Open Access Highly Accessed Research article

Analysis of expression sequence tags from a full-length-enriched cDNA library of developing sesame seeds (Sesamum indicum)

Tao Ke12, Caihua Dong1, Han Mao1, Yingzhong Zhao1, Hong Chen1, Hongyan Liu1, Xuyan Dong1, Chaobo Tong1 and Shengyi Liu1*

Author Affiliations

1 Key Laboratory for Oil Crops Biology, The Ministry of Agriculture, PR China. Oil Crops Research Institute, Chinese Academy of Agricultural Sciences, No.2 Xudong Second Road, Wuhan 430062, China

2 Department of Life Science and Technology, Nanyang Normal University, Wolong Road, Nanyang 473061, China

For all author emails, please log on.

BMC Plant Biology 2011, 11:180  doi:10.1186/1471-2229-11-180

Published: 24 December 2011



Sesame (Sesamum indicum) is one of the most important oilseed crops with high oil contents and rich nutrient value. However, genetic improvement efforts in sesame could not get benefit from molecular biology technology due to poor DNA and RNA sequence resources. In this study, we carried out a large scale of expressed sequence tags (ESTs) sequencing from developing sesame seeds and further conducted analysis on seed storage products-related genes.

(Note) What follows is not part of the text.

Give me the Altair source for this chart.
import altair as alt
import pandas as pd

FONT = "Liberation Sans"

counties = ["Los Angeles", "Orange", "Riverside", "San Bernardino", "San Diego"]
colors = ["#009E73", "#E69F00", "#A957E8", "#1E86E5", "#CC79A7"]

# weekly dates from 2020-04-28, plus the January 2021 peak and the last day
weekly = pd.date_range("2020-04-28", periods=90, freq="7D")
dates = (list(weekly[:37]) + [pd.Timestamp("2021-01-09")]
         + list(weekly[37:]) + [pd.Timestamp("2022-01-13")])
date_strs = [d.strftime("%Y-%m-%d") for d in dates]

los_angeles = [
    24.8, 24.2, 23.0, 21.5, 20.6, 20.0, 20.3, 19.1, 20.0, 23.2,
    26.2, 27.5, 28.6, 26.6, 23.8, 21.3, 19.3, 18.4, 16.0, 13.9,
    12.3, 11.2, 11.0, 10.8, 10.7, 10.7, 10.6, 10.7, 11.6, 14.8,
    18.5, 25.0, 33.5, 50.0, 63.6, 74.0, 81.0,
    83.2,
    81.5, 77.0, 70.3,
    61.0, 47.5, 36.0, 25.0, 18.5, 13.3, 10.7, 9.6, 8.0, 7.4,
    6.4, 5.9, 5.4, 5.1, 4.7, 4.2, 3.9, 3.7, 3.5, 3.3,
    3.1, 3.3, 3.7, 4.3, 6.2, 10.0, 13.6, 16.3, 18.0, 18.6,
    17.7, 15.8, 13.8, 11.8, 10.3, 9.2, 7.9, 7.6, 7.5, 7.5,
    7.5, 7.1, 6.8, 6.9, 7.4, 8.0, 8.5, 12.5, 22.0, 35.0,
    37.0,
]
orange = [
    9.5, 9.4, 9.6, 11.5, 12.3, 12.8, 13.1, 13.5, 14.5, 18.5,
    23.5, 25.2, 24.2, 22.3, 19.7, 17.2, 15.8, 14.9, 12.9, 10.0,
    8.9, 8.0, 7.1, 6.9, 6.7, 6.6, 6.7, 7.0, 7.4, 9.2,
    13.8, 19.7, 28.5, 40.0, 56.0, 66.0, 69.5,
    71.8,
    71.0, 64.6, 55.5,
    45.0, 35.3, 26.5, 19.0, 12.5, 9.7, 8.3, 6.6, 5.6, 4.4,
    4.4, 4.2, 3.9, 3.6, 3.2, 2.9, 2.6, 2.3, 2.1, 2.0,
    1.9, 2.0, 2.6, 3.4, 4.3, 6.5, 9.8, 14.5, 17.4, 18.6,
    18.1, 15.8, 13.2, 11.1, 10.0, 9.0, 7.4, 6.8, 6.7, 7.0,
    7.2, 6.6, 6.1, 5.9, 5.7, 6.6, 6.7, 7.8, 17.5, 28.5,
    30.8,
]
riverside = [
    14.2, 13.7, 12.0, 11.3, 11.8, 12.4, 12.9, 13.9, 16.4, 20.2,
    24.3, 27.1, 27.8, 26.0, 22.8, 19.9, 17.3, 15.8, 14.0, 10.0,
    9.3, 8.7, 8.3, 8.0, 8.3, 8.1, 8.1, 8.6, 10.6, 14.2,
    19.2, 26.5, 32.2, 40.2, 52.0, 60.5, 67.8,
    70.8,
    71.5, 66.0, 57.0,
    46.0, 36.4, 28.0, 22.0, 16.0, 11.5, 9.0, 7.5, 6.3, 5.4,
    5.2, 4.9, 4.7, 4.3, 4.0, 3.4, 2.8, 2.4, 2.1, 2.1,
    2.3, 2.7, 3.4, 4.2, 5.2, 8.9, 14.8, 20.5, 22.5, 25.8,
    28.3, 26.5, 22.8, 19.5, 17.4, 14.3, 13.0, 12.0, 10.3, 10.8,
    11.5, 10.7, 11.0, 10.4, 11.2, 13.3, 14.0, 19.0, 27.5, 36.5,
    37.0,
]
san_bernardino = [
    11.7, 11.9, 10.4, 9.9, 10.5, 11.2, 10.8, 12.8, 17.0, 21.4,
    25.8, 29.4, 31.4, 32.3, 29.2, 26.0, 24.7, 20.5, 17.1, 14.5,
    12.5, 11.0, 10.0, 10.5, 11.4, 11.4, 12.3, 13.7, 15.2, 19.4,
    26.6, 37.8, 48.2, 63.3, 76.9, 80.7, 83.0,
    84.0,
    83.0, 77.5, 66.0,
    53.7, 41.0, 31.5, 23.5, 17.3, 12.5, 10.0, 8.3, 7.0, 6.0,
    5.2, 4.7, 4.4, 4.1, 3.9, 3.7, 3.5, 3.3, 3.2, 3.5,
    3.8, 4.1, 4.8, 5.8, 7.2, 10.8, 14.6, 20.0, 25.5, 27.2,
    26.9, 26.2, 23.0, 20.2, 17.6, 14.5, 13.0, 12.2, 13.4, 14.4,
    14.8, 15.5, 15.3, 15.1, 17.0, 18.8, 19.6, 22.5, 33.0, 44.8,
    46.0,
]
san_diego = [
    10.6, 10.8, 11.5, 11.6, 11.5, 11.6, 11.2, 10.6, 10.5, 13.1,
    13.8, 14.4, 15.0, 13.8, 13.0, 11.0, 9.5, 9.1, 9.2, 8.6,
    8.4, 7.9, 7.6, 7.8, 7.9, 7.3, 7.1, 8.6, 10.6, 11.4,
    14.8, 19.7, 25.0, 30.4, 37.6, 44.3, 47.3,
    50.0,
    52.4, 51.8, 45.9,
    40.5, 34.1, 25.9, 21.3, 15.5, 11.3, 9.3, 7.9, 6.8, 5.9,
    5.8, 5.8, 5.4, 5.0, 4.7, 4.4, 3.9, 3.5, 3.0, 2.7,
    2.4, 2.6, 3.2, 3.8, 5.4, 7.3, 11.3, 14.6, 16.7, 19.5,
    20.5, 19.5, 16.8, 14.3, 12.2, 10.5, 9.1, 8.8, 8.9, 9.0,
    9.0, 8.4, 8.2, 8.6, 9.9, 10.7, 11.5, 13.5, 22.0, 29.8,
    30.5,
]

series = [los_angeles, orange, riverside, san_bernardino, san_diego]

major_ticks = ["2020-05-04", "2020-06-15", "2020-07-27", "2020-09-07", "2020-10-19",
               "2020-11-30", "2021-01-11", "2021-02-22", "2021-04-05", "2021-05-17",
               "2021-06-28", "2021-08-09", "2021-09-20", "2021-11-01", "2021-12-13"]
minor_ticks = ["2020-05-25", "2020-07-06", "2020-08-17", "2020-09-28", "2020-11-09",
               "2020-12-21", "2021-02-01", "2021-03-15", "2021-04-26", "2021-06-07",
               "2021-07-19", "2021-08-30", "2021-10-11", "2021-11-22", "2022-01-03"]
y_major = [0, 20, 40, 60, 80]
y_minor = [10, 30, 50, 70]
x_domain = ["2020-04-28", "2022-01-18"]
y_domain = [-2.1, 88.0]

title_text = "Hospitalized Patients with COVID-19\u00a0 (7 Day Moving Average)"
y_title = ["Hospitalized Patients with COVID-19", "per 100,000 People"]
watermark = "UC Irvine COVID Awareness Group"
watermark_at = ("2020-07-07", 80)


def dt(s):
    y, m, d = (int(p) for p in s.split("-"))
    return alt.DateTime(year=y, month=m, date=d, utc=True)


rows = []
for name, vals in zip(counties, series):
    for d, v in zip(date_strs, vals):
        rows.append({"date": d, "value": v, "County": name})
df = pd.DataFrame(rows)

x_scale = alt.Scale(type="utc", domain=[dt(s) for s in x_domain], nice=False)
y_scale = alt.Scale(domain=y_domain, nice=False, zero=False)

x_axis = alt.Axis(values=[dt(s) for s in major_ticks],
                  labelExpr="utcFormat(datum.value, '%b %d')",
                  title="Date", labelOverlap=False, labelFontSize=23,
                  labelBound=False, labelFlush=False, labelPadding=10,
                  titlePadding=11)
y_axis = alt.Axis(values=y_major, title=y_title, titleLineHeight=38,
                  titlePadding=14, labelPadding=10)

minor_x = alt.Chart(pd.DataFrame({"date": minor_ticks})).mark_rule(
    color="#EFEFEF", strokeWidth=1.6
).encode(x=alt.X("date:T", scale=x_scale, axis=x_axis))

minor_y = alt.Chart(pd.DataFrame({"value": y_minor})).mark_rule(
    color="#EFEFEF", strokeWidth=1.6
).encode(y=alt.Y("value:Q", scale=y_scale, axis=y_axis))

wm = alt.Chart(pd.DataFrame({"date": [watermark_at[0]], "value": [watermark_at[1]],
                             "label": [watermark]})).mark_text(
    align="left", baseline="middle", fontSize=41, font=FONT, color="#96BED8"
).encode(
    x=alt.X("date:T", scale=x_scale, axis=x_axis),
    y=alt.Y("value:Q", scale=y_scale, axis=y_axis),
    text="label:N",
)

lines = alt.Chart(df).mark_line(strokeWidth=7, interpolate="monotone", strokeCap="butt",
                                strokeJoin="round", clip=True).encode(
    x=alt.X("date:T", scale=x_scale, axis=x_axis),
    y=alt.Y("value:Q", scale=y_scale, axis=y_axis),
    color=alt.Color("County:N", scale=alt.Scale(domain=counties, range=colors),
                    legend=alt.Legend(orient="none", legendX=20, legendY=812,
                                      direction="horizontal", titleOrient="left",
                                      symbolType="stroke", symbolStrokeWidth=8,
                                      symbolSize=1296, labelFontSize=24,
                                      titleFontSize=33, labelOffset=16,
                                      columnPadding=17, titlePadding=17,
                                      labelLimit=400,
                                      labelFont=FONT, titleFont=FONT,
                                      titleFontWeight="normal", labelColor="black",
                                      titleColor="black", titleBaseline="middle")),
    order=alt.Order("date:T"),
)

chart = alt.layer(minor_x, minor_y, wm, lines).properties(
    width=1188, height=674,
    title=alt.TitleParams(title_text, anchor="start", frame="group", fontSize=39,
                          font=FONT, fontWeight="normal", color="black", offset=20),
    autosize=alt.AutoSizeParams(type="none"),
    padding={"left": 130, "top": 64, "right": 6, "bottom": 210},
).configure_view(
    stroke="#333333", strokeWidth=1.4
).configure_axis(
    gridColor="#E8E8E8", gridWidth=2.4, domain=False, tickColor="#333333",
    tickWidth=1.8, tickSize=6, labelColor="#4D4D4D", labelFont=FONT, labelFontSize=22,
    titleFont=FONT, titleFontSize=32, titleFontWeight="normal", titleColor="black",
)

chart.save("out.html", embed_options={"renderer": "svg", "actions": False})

A normalized and full-length enriched cDNA library from 5 ~ 30 days old immature seeds was constructed and randomly sequenced, leading to generation of 41,248 expressed sequence tags (ESTs) which then formed 4,713 contigs and 27,708 singletons with 44.9% uniESTs being putative full-length open reading frames. Approximately 26,091 of all these uniESTs have significant matches to the counterparts in Nr database of GenBank, and 21,628 of them were assigned to one or more Gene ontology (GO) terms. Homologous genes involved in oil biosynthesis were identified including some conservative transcription factors regulating oil biosynthesis such as LEAFY COTYLEDON1 (LEC1), PICKLE (PKL), WRINKLED1 (WRI1) and majority of them were found for the first time in sesame seeds. One hundred and 17 ESTs were identified possibly involved in biosynthesis of sesame lignans, sesamin and sesamolin. In total, 9,347 putative functional genes from developing seeds were identified, which accounts for one third of total genes in the sesame genome. Further analysis of the uniESTs identified 1,949 non-redundant simple sequence repeats (SSRs).

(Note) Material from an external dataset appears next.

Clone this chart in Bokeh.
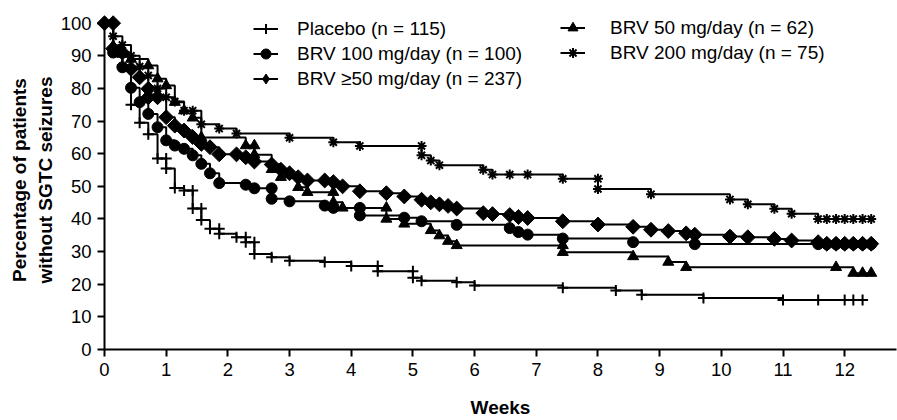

This study has provided an overview of genes expressed during sesame seed development. This collection of sesame full-length cDNAs covered a wide variety of genes in seeds, in particular, candidate genes involved in biosynthesis of sesame oils and lignans. These EST sequences enriched with full length will contribute to comparative genomic studies on sesame and other oilseed plants and serve as an abundant information platform for functional marker development and functional gene study.